À un certain point, le piano en question a même été bloqué d’accès au public, démontrant une tendance inquiétante des autorités britanniques à s’écraser face à des pressions étrangères ou des accusations d’insensibilité culturelles.
Cet évènement met en relief beaucoup de phénomènes sociaux actuels. D’abord, il s’agit d’un effet Streisand évident, c’est-à-dire une situation où, en cherchant à empêcher la publication d’une image ou d’une vidéo, on attire parfois beaucoup plus d’attention sur l’image ou la vidéo en question. Brendan Kavanagh le souligne bien en disant que cet homme voulait l’empêcher de le filmer, or il se retrouve désormais une « star de YouTube ».

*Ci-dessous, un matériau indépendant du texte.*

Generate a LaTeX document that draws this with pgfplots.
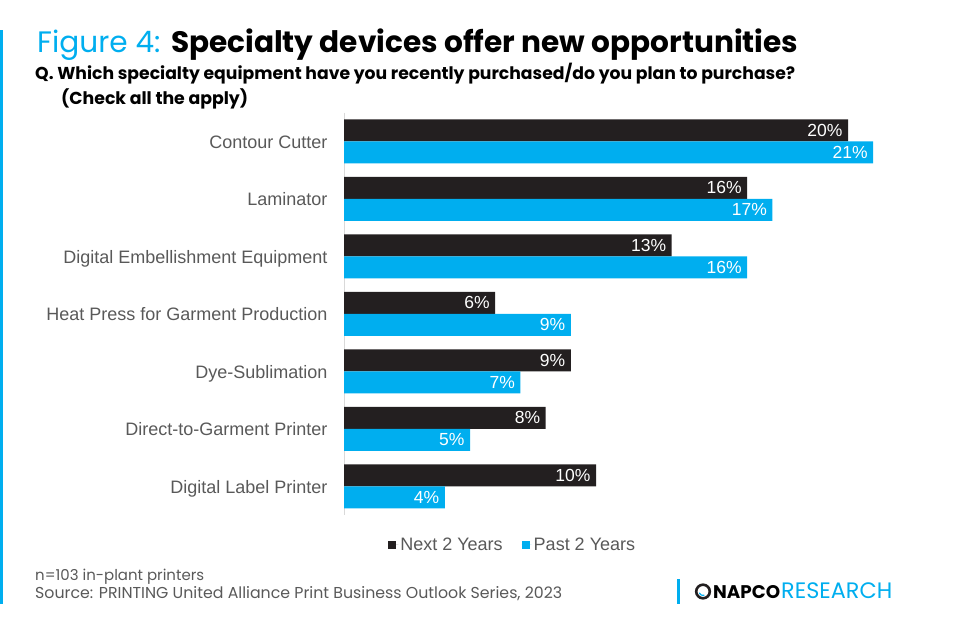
\documentclass[border=0pt]{standalone}
\usepackage{pgfplots}
\pgfplotsset{compat=1.18}
\usepackage{fontspec}
\setmainfont{Liberation Sans}
\newfontfamily\pop{Poppins}
\definecolor{nblack}{HTML}{231F20}
\definecolor{nblue}{HTML}{00AEEF}
\definecolor{ngray}{HTML}{595959}
\definecolor{nline}{HTML}{D9D9D9}
\begin{document}
\begin{tikzpicture}[x=1pt,y=1pt]
\useasboundingbox (0,0) rectangle (960,630);
\fill[nblue] (0,26) rectangle (3,600);
% title
\node[anchor=base west, inner sep=0] at (37,577) {\resizebox{761pt}{!}{\pop\fontsize{30}{36}\selectfont\textcolor{nblue}{Figure 4:} \textbf{Specialty devices offer new opportunities}}};
\node[anchor=base west, inner sep=0] at (35,550) {\resizebox{760pt}{!}{\pop\bfseries\fontsize{16}{20}\selectfont Q. Which specialty equipment have you recently purchased/do you plan to purchase?}};
\node[anchor=base west, inner sep=0] at (61,525) {\resizebox{187pt}{!}{\pop\bfseries\fontsize{16}{20}\selectfont (Check all the apply)}};
% footer
\node[anchor=base west, inner sep=0, text=ngray] at (35,50) {\resizebox{169pt}{!}{\pop\fontsize{14}{16}\selectfont n=103 in-plant printers}};
\node[anchor=base west, inner sep=0, text=ngray] at (35,32) {\resizebox{527pt}{!}{\pop\fontsize{14}{16}\selectfont Source: PRINTING United Alliance Print Business Outlook Series, 2023}};
% logo
\fill[nblue] (677,26) rectangle (680,51);
\draw[nblack, line width=2.6pt] (703,38.5) circle (6.8);
\draw[nblue, line width=1.2pt] (703,38.5) ++(200:4) arc (200:290:4);
\node[anchor=base west, inner sep=0] at (713,31.5) {\resizebox{67pt}{!}{\pop\bfseries NAPCO}};
\node[anchor=base west, inner sep=0, text=nblue] at (781,31.5) {\resizebox{111pt}{!}{\pop RESEARCH}};
\begin{axis}[
  at={(344pt,115pt)}, anchor=south west, scale only axis,
  width=604.8pt, height=402.5pt,
  xmin=0, xmax=24, ymin=-0.5, ymax=6.5, y dir=reverse,
  xbar, bar width=22pt, bar shift=0pt,
  hide x axis, axis y line*=left,
  y axis line style={nline, line width=1pt},
  ytick={0,...,6},
  yticklabels={Contour Cutter, Laminator, {Digital Embellishment Equipment\ }, Heat Press for Garment Production, Dye-Sublimation, Direct-to-Garment Printer, Digital Label Printer},
  major tick length=0pt,
  yticklabel style={font=\fontsize{18}{20}\selectfont, text=ngray, xshift=-13pt, text height=13pt, text depth=4pt, yshift=-2.5pt},
  /pgf/number format/assume math mode=true,
  point meta=x,
  nodes near coords={\pgfmathprintnumber{\pgfplotspointmeta}\%},
  every node near coord/.append style={anchor=east, text=white, font=\fontsize{17.5}{20}\selectfont, xshift=-2pt},
  legend style={at={(0.279,-0.0745)}, anchor=center, draw=none, legend columns=2,
    font=\fontsize{18}{20}\selectfont, text=ngray,
    /tikz/every even column/.append style={column sep=17pt}},
  legend image code/.code={\fill[#1] (0pt,-4pt) rectangle (8pt,4pt); \path (0pt,0pt) -- (10pt,0pt);},
]
\addplot[fill=nblack, draw=none] coordinates {(20,-0.1913) (16,0.8087) (13,1.8087) (6,2.8087) (9,3.8087) (8,4.8087) (10,5.8087)};
\addplot[fill=nblue, draw=none] coordinates {(21,0.1913) (17,1.1913) (16,2.1913) (9,3.1913) (7,4.1913) (5,5.1913) (4,6.1913)};
\legend{Next 2 Years, Past 2 Years}
\end{axis}
\end{tikzpicture}
\end{document}
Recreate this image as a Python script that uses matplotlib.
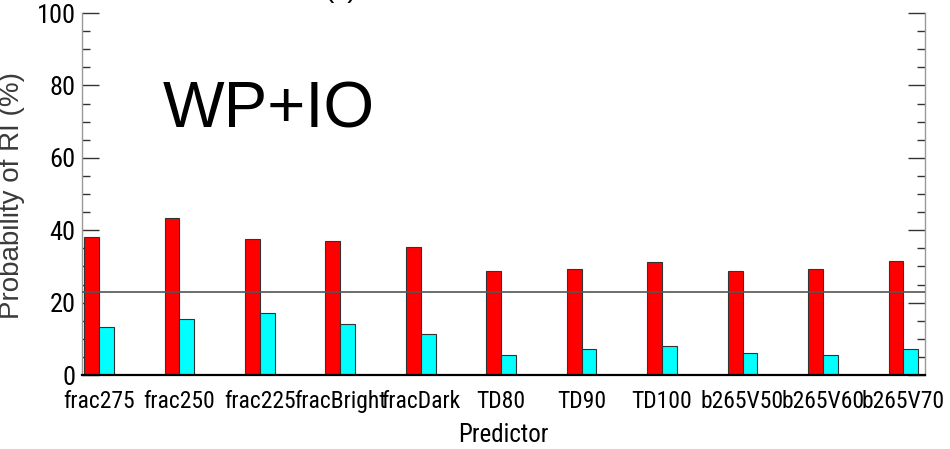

Aussi, les arguments utilisés par les ressortissants chinois et la réaction des autorités britanniques démontrent bien une tendance malicieuse et grandissante de la Chine à utiliser l’obsession du politiquement correct en occident pour tenter de manipuler les occidentaux et l’opinion public. C’est d’ailleurs un point qui est soulevé par Eric Kaufmann, un professeur de science politique canadien enseignant à l’Université de Londres, qui était invité sur le plateau The Indepedent Republic of Mike Graham en même temps que Kavanagh. Selon lui, la Chine utilise des arguments semblables lorsqu’elle accuse le Canada de génocide autochtone à la moindre critique de son traitement des Ouïghours.
Quoi qu’il en soit, ce choquant épisode s’est transformé en une mobilisation massive et des manifestations de solidarité partout dans le monde. Les peuples libres du monde déclarent vouloir se tenir les coudes face à ces manifestations d’autoritarisme étranger sur leurs terres, et ça fait du bien à voir!